** start Source material **
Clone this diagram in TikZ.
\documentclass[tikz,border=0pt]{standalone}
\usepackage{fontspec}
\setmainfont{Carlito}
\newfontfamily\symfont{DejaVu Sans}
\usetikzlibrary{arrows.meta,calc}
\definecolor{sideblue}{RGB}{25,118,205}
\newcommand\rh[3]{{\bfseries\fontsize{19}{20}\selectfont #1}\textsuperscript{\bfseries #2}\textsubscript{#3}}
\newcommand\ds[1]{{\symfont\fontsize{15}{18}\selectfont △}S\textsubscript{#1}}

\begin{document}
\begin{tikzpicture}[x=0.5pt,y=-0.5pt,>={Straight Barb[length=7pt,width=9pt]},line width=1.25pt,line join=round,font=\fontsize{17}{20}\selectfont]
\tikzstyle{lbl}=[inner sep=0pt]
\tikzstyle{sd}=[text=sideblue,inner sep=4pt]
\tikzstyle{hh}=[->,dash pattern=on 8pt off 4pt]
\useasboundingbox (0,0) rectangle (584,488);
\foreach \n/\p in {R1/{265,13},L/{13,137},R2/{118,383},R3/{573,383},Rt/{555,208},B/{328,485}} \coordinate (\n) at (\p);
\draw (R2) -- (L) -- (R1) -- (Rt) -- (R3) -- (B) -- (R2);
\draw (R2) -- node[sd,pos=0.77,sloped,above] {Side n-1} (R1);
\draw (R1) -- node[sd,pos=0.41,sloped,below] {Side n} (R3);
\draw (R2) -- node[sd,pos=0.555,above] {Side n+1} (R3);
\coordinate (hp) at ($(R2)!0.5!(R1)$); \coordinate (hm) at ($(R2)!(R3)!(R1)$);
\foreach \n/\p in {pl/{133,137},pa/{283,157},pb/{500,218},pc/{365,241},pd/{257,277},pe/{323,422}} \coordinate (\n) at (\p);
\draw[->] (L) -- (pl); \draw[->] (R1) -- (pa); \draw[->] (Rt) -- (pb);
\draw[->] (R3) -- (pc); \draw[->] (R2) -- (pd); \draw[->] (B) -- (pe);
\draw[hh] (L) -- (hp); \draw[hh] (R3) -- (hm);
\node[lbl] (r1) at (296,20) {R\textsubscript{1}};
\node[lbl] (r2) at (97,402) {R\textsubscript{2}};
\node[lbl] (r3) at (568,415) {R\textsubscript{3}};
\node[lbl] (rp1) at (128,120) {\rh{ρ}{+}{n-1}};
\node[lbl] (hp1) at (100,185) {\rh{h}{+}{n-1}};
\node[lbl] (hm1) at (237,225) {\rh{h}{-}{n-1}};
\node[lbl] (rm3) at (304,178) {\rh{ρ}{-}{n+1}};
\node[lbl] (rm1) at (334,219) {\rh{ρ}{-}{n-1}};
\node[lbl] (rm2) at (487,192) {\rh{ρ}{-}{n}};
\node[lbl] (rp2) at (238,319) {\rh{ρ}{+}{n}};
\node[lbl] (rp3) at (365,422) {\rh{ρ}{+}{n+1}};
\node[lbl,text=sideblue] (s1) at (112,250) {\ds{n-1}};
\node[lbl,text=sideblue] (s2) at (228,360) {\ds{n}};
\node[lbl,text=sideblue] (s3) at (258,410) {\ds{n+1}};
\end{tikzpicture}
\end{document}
** end Source material **
**Given problem:**
Copy out the full material exactly as it appears.

**Output for this task:**
Clone this diagram in TikZ.
\documentclass[tikz,border=0pt]{standalone}
\usepackage{fontspec}
\setmainfont{Carlito}
\newfontfamily\symfont{DejaVu Sans}
\usetikzlibrary{arrows.meta,calc}
\definecolor{sideblue}{RGB}{25,118,205}
\newcommand\rh[3]{{\bfseries\fontsize{19}{20}\selectfont #1}\textsuperscript{\bfseries #2}\textsubscript{#3}}
\newcommand\ds[1]{{\symfont\fontsize{15}{18}\selectfont △}S\textsubscript{#1}}

\begin{document}
\begin{tikzpicture}[x=0.5pt,y=-0.5pt,>={Straight Barb[length=7pt,width=9pt]},line width=1.25pt,line join=round,font=\fontsize{17}{20}\selectfont]
\tikzstyle{lbl}=[inner sep=0pt]
\tikzstyle{sd}=[text=sideblue,inner sep=4pt]
\tikzstyle{hh}=[->,dash pattern=on 8pt off 4pt]
\useasboundingbox (0,0) rectangle (584,488);
\foreach \n/\p in {R1/{265,13},L/{13,137},R2/{118,383},R3/{573,383},Rt/{555,208},B/{328,485}} \coordinate (\n) at (\p);
\draw (R2) -- (L) -- (R1) -- (Rt) -- (R3) -- (B) -- (R2);
\draw (R2) -- node[sd,pos=0.77,sloped,above] {Side n-1} (R1);
\draw (R1) -- node[sd,pos=0.41,sloped,below] {Side n} (R3);
\draw (R2) -- node[sd,pos=0.555,above] {Side n+1} (R3);
\coordinate (hp) at ($(R2)!0.5!(R1)$); \coordinate (hm) at ($(R2)!(R3)!(R1)$);
\foreach \n/\p in {pl/{133,137},pa/{283,157},pb/{500,218},pc/{365,241},pd/{257,277},pe/{323,422}} \coordinate (\n) at (\p);
\draw[->] (L) -- (pl); \draw[->] (R1) -- (pa); \draw[->] (Rt) -- (pb);
\draw[->] (R3) -- (pc); \draw[->] (R2) -- (pd); \draw[->] (B) -- (pe);
\draw[hh] (L) -- (hp); \draw[hh] (R3) -- (hm);
\node[lbl] (r1) at (296,20) {R\textsubscript{1}};
\node[lbl] (r2) at (97,402) {R\textsubscript{2}};
\node[lbl] (r3) at (568,415) {R\textsubscript{3}};
\node[lbl] (rp1) at (128,120) {\rh{ρ}{+}{n-1}};
\node[lbl] (hp1) at (100,185) {\rh{h}{+}{n-1}};
\node[lbl] (hm1) at (237,225) {\rh{h}{-}{n-1}};
\node[lbl] (rm3) at (304,178) {\rh{ρ}{-}{n+1}};
\node[lbl] (rm1) at (334,219) {\rh{ρ}{-}{n-1}};
\node[lbl] (rm2) at (487,192) {\rh{ρ}{-}{n}};
\node[lbl] (rp2) at (238,319) {\rh{ρ}{+}{n}};
\node[lbl] (rp3) at (365,422) {\rh{ρ}{+}{n+1}};
\node[lbl,text=sideblue] (s1) at (112,250) {\ds{n-1}};
\node[lbl,text=sideblue] (s2) at (228,360) {\ds{n}};
\node[lbl,text=sideblue] (s3) at (258,410) {\ds{n+1}};
\end{tikzpicture}
\end{document}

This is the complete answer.